§ **Exercise aim**: Transcribe the listing verbatim. Do not carry over any pictures.

— START OF Source data —

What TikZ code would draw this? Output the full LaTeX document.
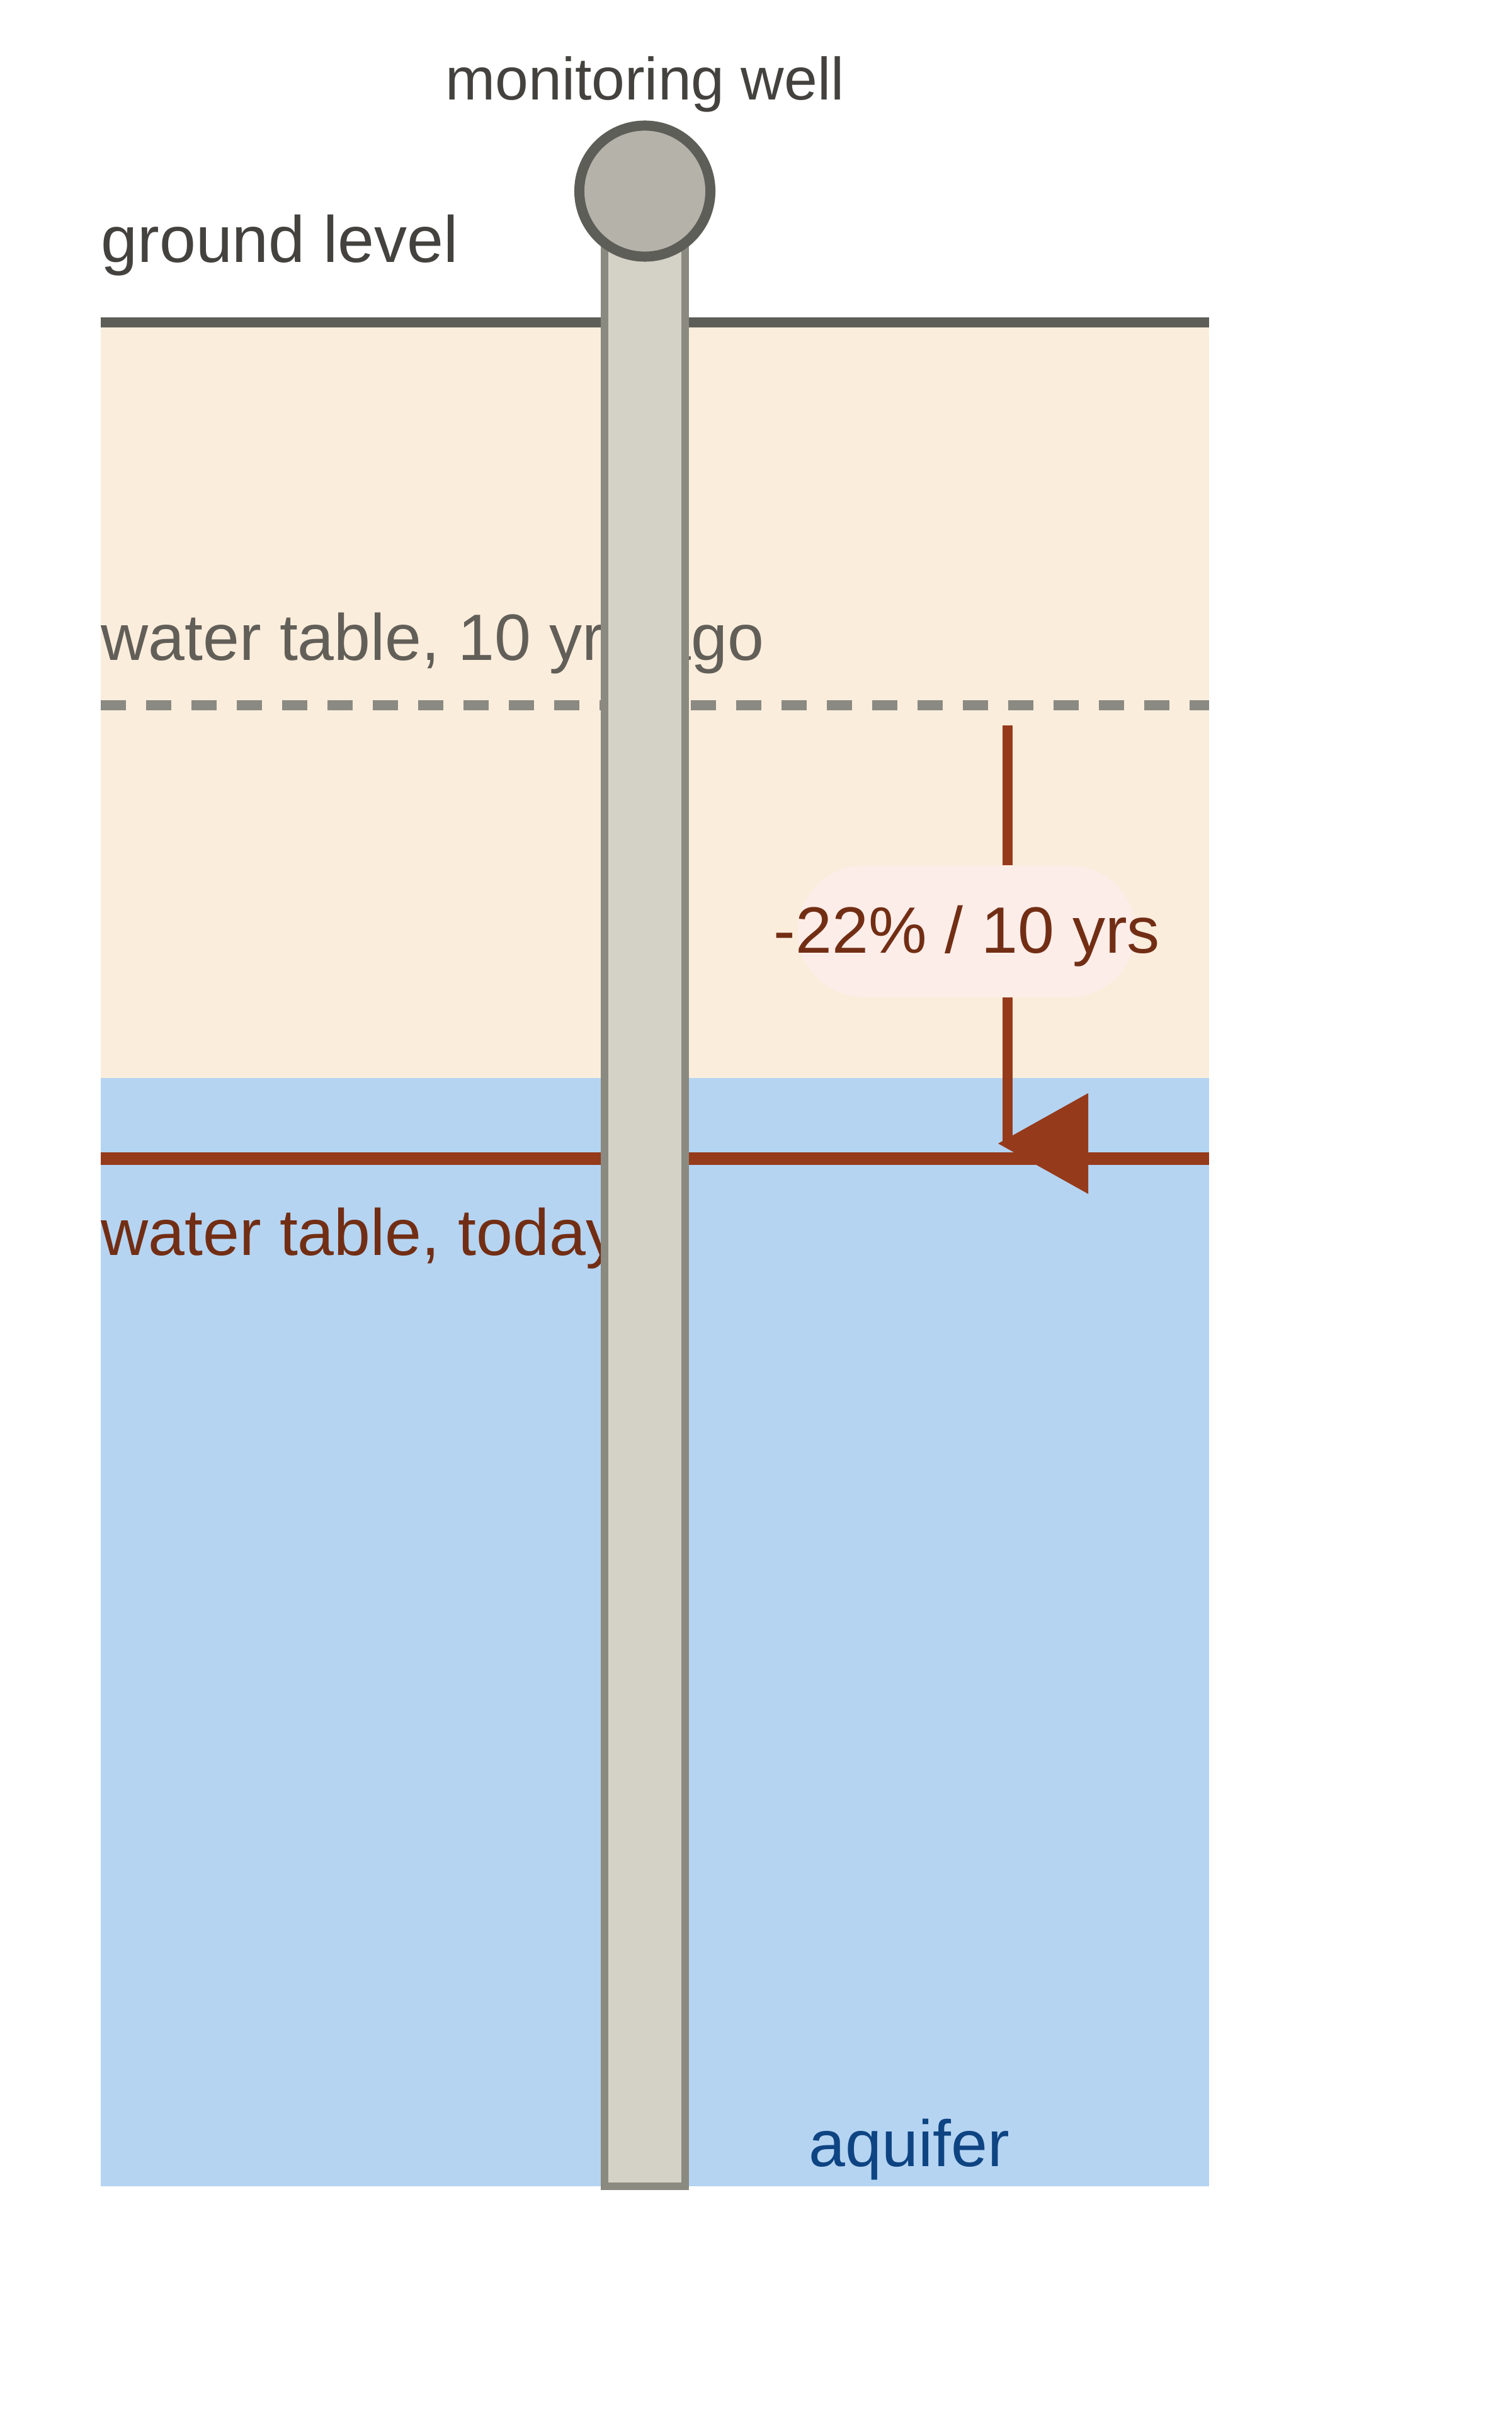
\documentclass[tikz,border=0pt]{standalone}
\usepackage{fontspec}
\setmainfont{Liberation Sans}
\usetikzlibrary{shapes.misc}

\definecolor{soil}{HTML}{FAEDDC}
\definecolor{water}{HTML}{B5D4F2}
\definecolor{groundgray}{HTML}{5E5E58}
\definecolor{oldgray}{HTML}{8A8A82}
\definecolor{rust}{HTML}{963A1C}
\definecolor{rustdark}{HTML}{722E14}
\definecolor{darktext}{HTML}{44423E}
\definecolor{oldtext}{HTML}{625E58}
\definecolor{aquifertext}{HTML}{0E4482}
\definecolor{ratefill}{HTML}{FCEDE9}
\definecolor{pipefill}{HTML}{D4D2C6}
\definecolor{pipeedge}{HTML}{8A8A80}
\definecolor{capfill}{HTML}{B5B2AA}
\definecolor{capedge}{HTML}{5E5E58}

\begin{document}
\begin{tikzpicture}[x=0.01cm, y=-0.01cm, every node/.style={inner sep=0},
    caption/.style={font=\fontsize{29.6}{34}\selectfont},
    levelline/.style={line width=0.16cm},
    drop/.style={line width=0.16cm, rust},
    ratebg/.style={rounded rectangle, fill=ratefill, minimum width=5.36cm, minimum height=2.08cm},
    pipe/.style={draw=pipeedge, fill=pipefill, line width=0.12cm},
    wellcap/.style={circle, draw=capedge, fill=capfill, line width=0.16cm, minimum size=2.08cm}]
  \useasboundingbox (0,0) rectangle (2400,3840);

  % Soil and aquifer
  \fill[soil] (160,512) rectangle (1920,1712);
  \fill[water] (160,1712) rectangle (1920,3472);

  % Levels
  \draw[levelline, groundgray] (160,512) -- (1920,512);
  \draw[levelline, oldgray, dash pattern=on 0.4cm off 0.32cm] (160,1120) -- (1920,1120);
  \draw[line width=0.2cm, rust] (160,1840) -- (1920,1840);

  % Level labels
  \node[caption, text=darktext, anchor=base west] (ground) at (160,417) {ground level};
  \node[caption, text=oldtext, anchor=base west] (oldlevel) at (160,1048) {water table, 10 yrs ago};
  \node[caption, text=rustdark, anchor=base west] (newlevel) at (160,1993) {water table, today};
  \node[caption, text=aquifertext, anchor=base] (aquifer) at (1444,3440) {aquifer};

  % Well
  \draw[pipe] (960,303) rectangle (1088,3472);
  \node[wellcap] (wellhead) at (1024,303.5) {};
  \node[font=\fontsize{27}{32}\selectfont, text=darktext, anchor=base] (welllabel) at (1024,159) {monitoring well};

  % Drop of the water table
  \coordinate (droptop) at (1600,1152);
  \coordinate (dropend) at (1600,1816);
  \node[ratebg] (ratebox) at (1535,1479) {};
  \node[caption, text=rustdark, anchor=base] (rate) at (1535.5,1513) {-22\% / 10 yrs};
  \draw[drop] (droptop) -- (droptop |- ratebox.north);
  \draw[drop] (droptop |- ratebox.south) -- (dropend);
  \fill[rust] (dropend) ++(-15,0) -- ++(143,-80) -- ++(0,160) -- cycle;
\end{tikzpicture}
\end{document}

— END OF Source data —

§ **Result for this exercise**:
What TikZ code would draw this? Output the full LaTeX document.
\documentclass[tikz,border=0pt]{standalone}
\usepackage{fontspec}
\setmainfont{Liberation Sans}
\usetikzlibrary{shapes.misc}

\definecolor{soil}{HTML}{FAEDDC}
\definecolor{water}{HTML}{B5D4F2}
\definecolor{groundgray}{HTML}{5E5E58}
\definecolor{oldgray}{HTML}{8A8A82}
\definecolor{rust}{HTML}{963A1C}
\definecolor{rustdark}{HTML}{722E14}
\definecolor{darktext}{HTML}{44423E}
\definecolor{oldtext}{HTML}{625E58}
\definecolor{aquifertext}{HTML}{0E4482}
\definecolor{ratefill}{HTML}{FCEDE9}
\definecolor{pipefill}{HTML}{D4D2C6}
\definecolor{pipeedge}{HTML}{8A8A80}
\definecolor{capfill}{HTML}{B5B2AA}
\definecolor{capedge}{HTML}{5E5E58}

\begin{document}
\begin{tikzpicture}[x=0.01cm, y=-0.01cm, every node/.style={inner sep=0},
    caption/.style={font=\fontsize{29.6}{34}\selectfont},
    levelline/.style={line width=0.16cm},
    drop/.style={line width=0.16cm, rust},
    ratebg/.style={rounded rectangle, fill=ratefill, minimum width=5.36cm, minimum height=2.08cm},
    pipe/.style={draw=pipeedge, fill=pipefill, line width=0.12cm},
    wellcap/.style={circle, draw=capedge, fill=capfill, line width=0.16cm, minimum size=2.08cm}]
  \useasboundingbox (0,0) rectangle (2400,3840);

  % Soil and aquifer
  \fill[soil] (160,512) rectangle (1920,1712);
  \fill[water] (160,1712) rectangle (1920,3472);

  % Levels
  \draw[levelline, groundgray] (160,512) -- (1920,512);
  \draw[levelline, oldgray, dash pattern=on 0.4cm off 0.32cm] (160,1120) -- (1920,1120);
  \draw[line width=0.2cm, rust] (160,1840) -- (1920,1840);

  % Level labels
  \node[caption, text=darktext, anchor=base west] (ground) at (160,417) {ground level};
  \node[caption, text=oldtext, anchor=base west] (oldlevel) at (160,1048) {water table, 10 yrs ago};
  \node[caption, text=rustdark, anchor=base west] (newlevel) at (160,1993) {water table, today};
  \node[caption, text=aquifertext, anchor=base] (aquifer) at (1444,3440) {aquifer};

  % Well
  \draw[pipe] (960,303) rectangle (1088,3472);
  \node[wellcap] (wellhead) at (1024,303.5) {};
  \node[font=\fontsize{27}{32}\selectfont, text=darktext, anchor=base] (welllabel) at (1024,159) {monitoring well};

  % Drop of the water table
  \coordinate (droptop) at (1600,1152);
  \coordinate (dropend) at (1600,1816);
  \node[ratebg] (ratebox) at (1535,1479) {};
  \node[caption, text=rustdark, anchor=base] (rate) at (1535.5,1513) {-22\% / 10 yrs};
  \draw[drop] (droptop) -- (droptop |- ratebox.north);
  \draw[drop] (droptop |- ratebox.south) -- (dropend);
  \fill[rust] (dropend) ++(-15,0) -- ++(143,-80) -- ++(0,160) -- cycle;
\end{tikzpicture}
\end{document}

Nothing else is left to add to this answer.